2. KAVRAMSAL ÇERÇEVE ve İLGİLİ ARAŞTIRMALAR

2.8. Konuyla İlgili Araştırmalar

2.8.4. Konuyla İlgili Makaleler

Konuyla ilgili dergilerde yayınlanmış onlarca makale mevcuttur. Ancak Suriyeli sığınmacılarla ilgili yazılmış makaleler araştırıldığında, ulaşılabilen makaleler şunlar olmuştur:

Gülyaşar (2017), Suriyelilere vatandaşlık verilmesi durumunda, bunun Suriyeliler ve Türkler tarafından nasıl karşılanacağının belirlenmesi amacıyla yaptığı çalışmada, dünyada ve Türkiye’de vatandaşlık kavramını ve Suriyelilerin Türkiye’deki statülerinin ne olduğu üzerinde durmuştur. Ayrıca bu çalışmada, Türklerin, Suriyelilerin Türk vatandaşı olmaları durumunda ne tepki verecekleri de belirlenmeye çalışılmıştır.

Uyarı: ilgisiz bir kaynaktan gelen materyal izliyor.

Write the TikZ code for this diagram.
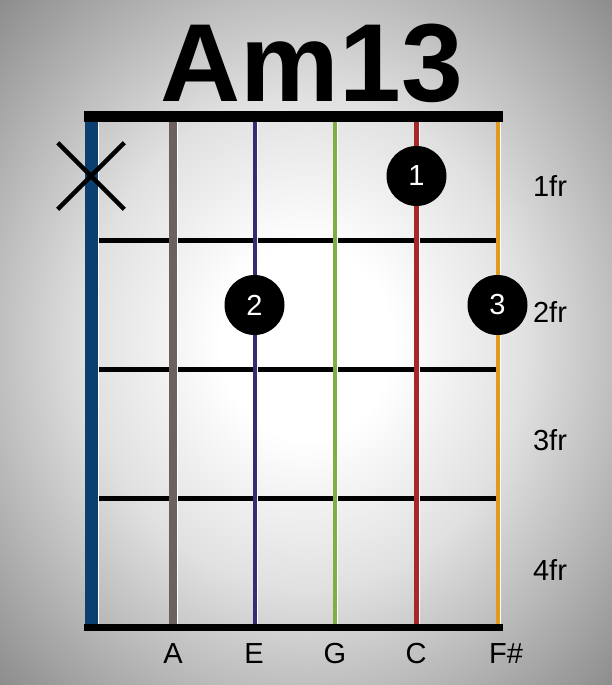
\documentclass[tikz,border=0pt]{standalone}
\usepackage{fontspec}
\setmainfont{Liberation Sans}
\usepackage{xcolor}
\usetikzlibrary{shapes.misc,positioning}

\definecolor{strE}{HTML}{0B3F70}
\definecolor{strA}{HTML}{6E6060}
\definecolor{strD}{HTML}{3A2A70}
\definecolor{strG}{HTML}{7FAE45}
\definecolor{strB}{HTML}{A8282A}
\definecolor{strHi}{HTML}{E09A20}

\pgfdeclareradialshading{vignette}{\pgfpoint{0bp}{0bp}}{color(0bp)=(white); color(7bp)=(white); color(18bp)=(black!12); color(25bp)=(black!25); color(35.5bp)=(black!45); color(50bp)=(black!45)}

\begin{document}
\begin{tikzpicture}[
  x=1pt, y=-1pt,
  finger/.style={circle, fill=black, text=white, minimum size=60pt, inner sep=0pt, font=\fontsize{29}{29}\selectfont},
  fretlabel/.style={anchor=base, font=\fontsize{29}{29}\selectfont},
  notelabel/.style={anchor=base, font=\fontsize{29}{29}\selectfont},
  fretline/.style={line width=5pt},
  bar/.style={fill=black, inner sep=0pt, minimum width=419pt, anchor=north west},
]

\useasboundingbox (0,0) rectangle (612,685);
\shade[shading=vignette] (0,0) rectangle (612,685);

\node[anchor=base, font=\fontsize{111}{111}\selectfont\bfseries] (title) at (312,101) {Am13};

\node[bar, minimum height=11pt] (nut) at (84,111) {};
\node[bar, minimum height=7pt] (tail) at (84,624) {};

\foreach \i/\y in {2/240.5, 3/369.5, 4/498} {
  \coordinate (f\i l) at (98,\y);
  \coordinate (f\i r) at (496,\y);
  \draw[fretline] (f\i l) -- (f\i r);
}

\foreach \s/\x/\col/\w in {1/91.5/strE/13, 2/173/strA/8, 3/255/strD/4, 4/335/strG/4, 5/416.5/strB/5, 6/498/strHi/4} {
  \coordinate (s\s t) at (\x,122);
  \coordinate (s\s b) at (\x,624);
  \draw[white, line width=\w pt+1pt] (s\s t) -- (s\s b);
  \draw[\col, line width=\w pt] (s\s t) -- (s\s b);
}

\node[cross out, draw, line width=4.5pt, minimum size=62pt, inner sep=0pt] (mute) at (91,176) {};

\node[finger] (dot1) at (416.5,176) {1};
\node[finger] (dot2) at (254.5,305) {2};
\node[finger] (dot3) at (497.5,305) {3};

\node[fretlabel] (fr1) at (550,196) {1fr};
\node[fretlabel] (fr2) at (550,322) {2fr};
\node[fretlabel] (fr3) at (550,450) {3fr};
\node[fretlabel] (fr4) at (550,580) {4fr};

\node[notelabel] (nA) at (173,663) {A};
\node[notelabel] (nE) at (254,663) {E};
\node[notelabel] (nG) at (335,663) {G};
\node[notelabel] (nC) at (416,663) {C};
\node[notelabel] (nF) at (506,663) {F\#};

\end{tikzpicture}
\end{document}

Konuyla ilgi olarak son yıllarda, GKAS çocukların öğrenim gördüğü sınıflarda görev yapan öğretmenlerin karşılaştıkları sorunlar (Erdem, 2017), Suriyeli sığınmacı çocukların okula ve yaşadıkları ülkenin kültürüne uyumlarında okullarda görev yapan psikolojik danışmanlara düşen görev ve sorumluluklar (Kağnıcı, 2017), sığınmacı öğrencilerin eğitimlerinde yaşanılan sorunlara yönelik veli, öğretmen ve yönetici görüşleri (Keskinkılıç, Kara, Şentürk ve Tüysüzer, 2017), Konya’daki GKAS sığınmacıların sorunlarının neler olduğu (Alptekin, Uluçay ve Gündüz, 2018) ve Konya’daki ilköğretim seviyesindeki GKAS çocukların eğitim sürecinde karşılaştıkları sorunlar (Taylan ve Tamam, 2018) gibi dergi makaleleri ve raporlar yayımlanmıştır.

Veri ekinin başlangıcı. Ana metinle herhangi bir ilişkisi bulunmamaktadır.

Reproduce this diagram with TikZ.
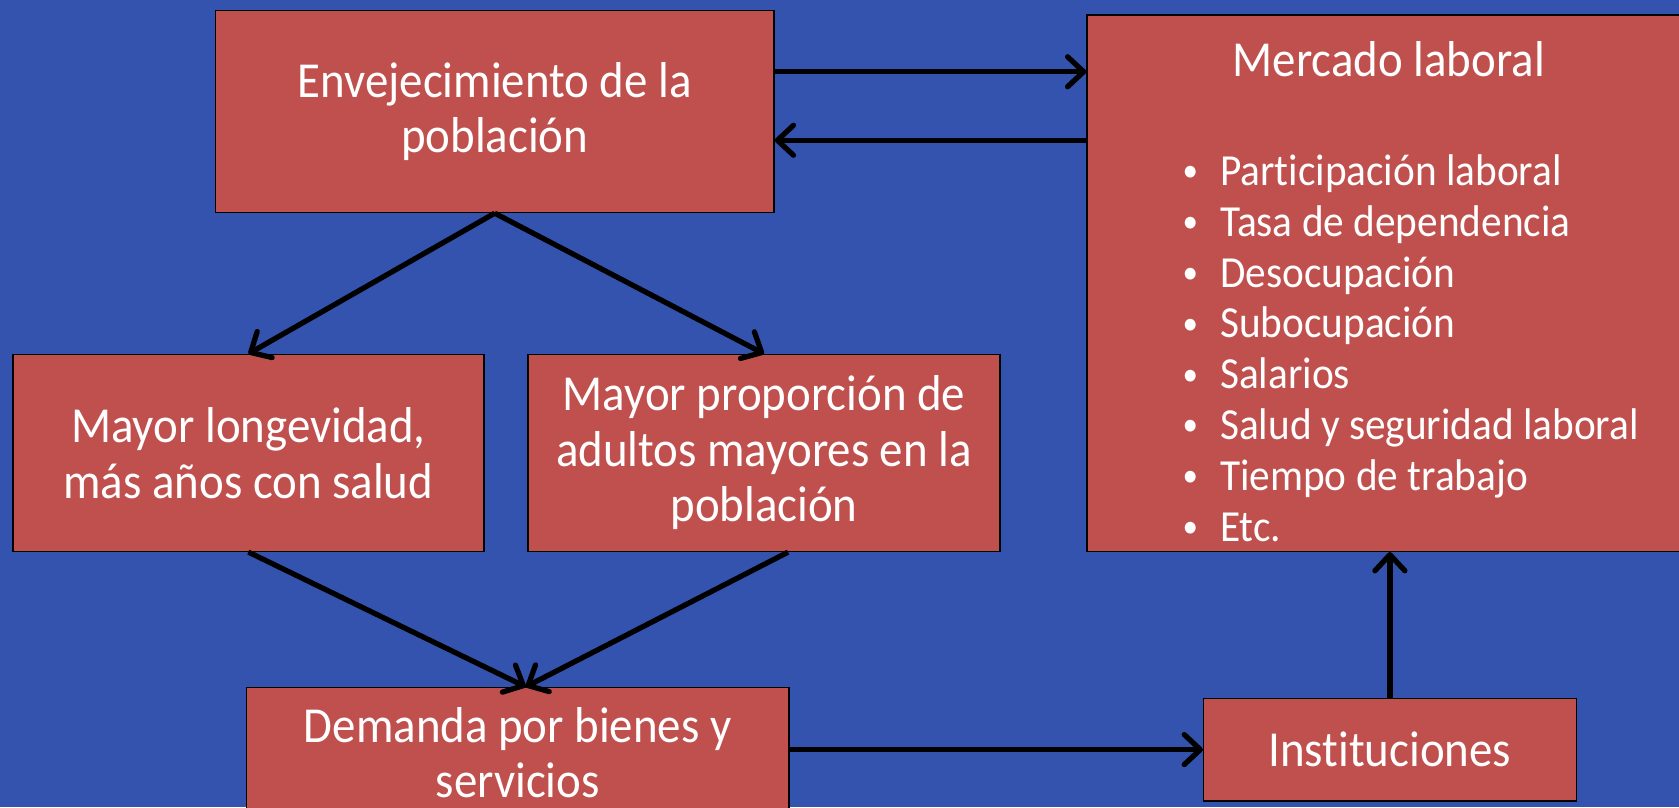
\documentclass[tikz,border=0pt]{standalone}
\usepackage{fontspec}
\setmainfont[FakeStretch=0.93,Ligatures={NoCommon,NoContextual},RawFeature=-calt]{Carlito}
\usetikzlibrary{arrows.meta}
\definecolor{fondo}{RGB}{52,83,174}
\definecolor{rojocaja}{RGB}{192,80,77}
\newcommand{\punto}{\raisebox{0.08em}{\scalebox{0.75}{\textbullet}}\hspace{0.5em}}

\begin{document}
\begin{tikzpicture}[x=0.02cm,y=-0.02cm,
	caja/.style={draw=black,line width=0.7pt,fill=rojocaja,text=white,align=center,inner sep=0pt,font=\fontsize{26.8}{29.5}\selectfont},
	flecha/.style={line width=2.8pt,-{Straight Barb[length=3mm,width=5.6mm,round]}}]
	\fill[fondo] (0,0) rectangle (1568,754);
	\useasboundingbox (0,0) rectangle (1568,754);
	% cajas
	\node[caja,minimum width=10.44cm,minimum height=3.78cm] (envej) at (462,104) {Envejecimiento de la\\población};
	\node[caja,minimum width=11.7cm,minimum height=10.02cm] (mercado) at (1307.5,264.5) {};
	\node[text=white,font=\fontsize{26.8}{29.5}\selectfont] (titulo) at (1297,55) {Mercado laboral};
	\node[text=white,align=left,anchor=west,inner sep=0pt,font=\fontsize{23.6}{27}\selectfont] (lista) at (1104,325) {\punto Part{}icipación laboral\\\punto Tasa de dependencia\\\punto Desocupación\\\punto Subocupación\\\punto Salarios\\\punto Salud y seguridad laboral\\\punto Tiempo de trabajo\\\punto Etc.};
	\node[caja,minimum width=8.8cm,minimum height=3.68cm] (longev) at (232,423) {Mayor longevidad,\\más años con salud};
	\node[caja,minimum width=8.82cm,minimum height=3.68cm] (proporc) at (713.5,423) {Mayor proporción de\\adultos mayores en la\\población};
	\node[caja,minimum width=10.14cm,minimum height=2.44cm] (demanda) at (483.5,703) {Demanda por bienes y\\servicios};
	\node[caja,minimum width=6.96cm,minimum height=1.92cm] (instit) at (1298,700) {Instituciones};
	% flechas
	\coordinate (ida) at ([yshift=0.74cm]envej.east);
	\coordinate (vuelta) at ([yshift=-0.54cm]mercado.west |- envej.east);
	\draw[flecha] (ida) -- (ida -| mercado.west);
	\draw[flecha] (vuelta) -- (vuelta -| envej.east);
	\draw[flecha] (envej.south) -- (longev.north);
	\draw[flecha] (envej.south) -- (proporc.north);
	\draw[flecha] (longev.south) -- ([xshift=0.15cm]demanda.north);
	\draw[flecha] ([xshift=0.45cm]proporc.south) -- ([xshift=0.15cm]demanda.north);
	\draw[flecha] (demanda.east |- instit.west) -- (instit.west);
	\draw[flecha] (instit.north) -- (instit.north |- mercado.south);
\end{tikzpicture}
\end{document}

Ancak Konya ilindeki geçici koruma altında bulunan liselerde öğrenim gören GKAS çocukların eğitiminde karşılaşılan sorunlar ve bunların çözümüne ilişkin yapılmış herhangi bir çalışmaya rastlanılmamıştır.

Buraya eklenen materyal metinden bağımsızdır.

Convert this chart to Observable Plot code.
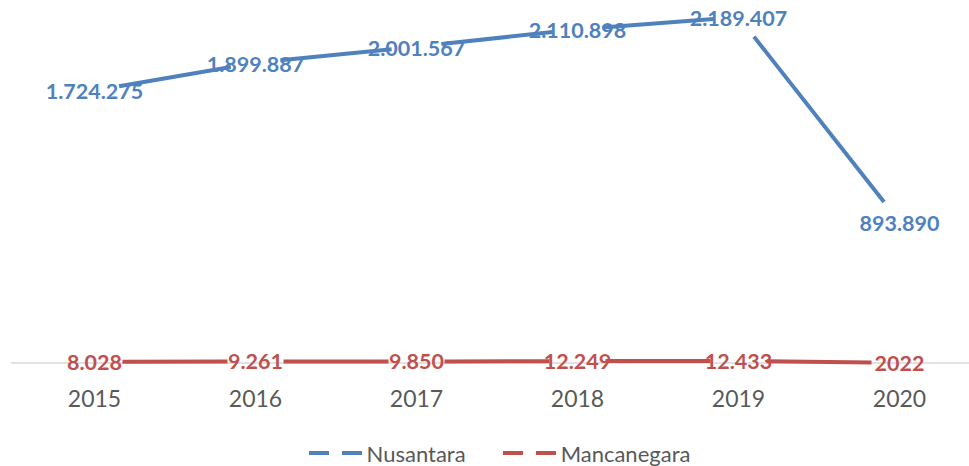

Bu konudaki eksikliğin giderilmesi, Konya’da bulunan sivil toplum kuruluşları, devlet kurum ve kuruluşları, Konya İl Millî Eğitim Müdürlüğü gibi birçok kurum ve kuruluşun GKAS çocuklarla ilgili yapacakları faaliyetlere ışık tutması amacıyla bu tez çalışmanın yapılmasına karar verilmiştir.

BÖLÜM III

3. ARAŞTIRMANIN YÖNTEMİ

Bu araştırma bir nitel araştır olup bütüncül çoklu durum çalışması yöntemi ile yürütülmüştür. Bu araştırmanın durumlarını Konya ili merkez ilçelerindeki GKAS öğrencilerin eğitim gördüğü dört adet lise oluşturmaktadır. Araştırmanın kalıtımcıları, dört farklı türden lisede öğrenim gören, GKAS öğrenciler, bu öğrencin velileri, ilgili okullardaki GKAS öğrenci koordinatörleri, okullarda görev yapan öğretmen ve idareciler ile Konya İl Milli Eğitim Müdürlüğü GKAS Öğrenci Biriminde görevli olan personel ve idarecilerdir. Araştırma yapılırken veriler görüşme, gözlem, doküman incelemesi ve internet incelemesi yoluyla, nitel araştırma yöntemleri kullanılarak toplanmıştır.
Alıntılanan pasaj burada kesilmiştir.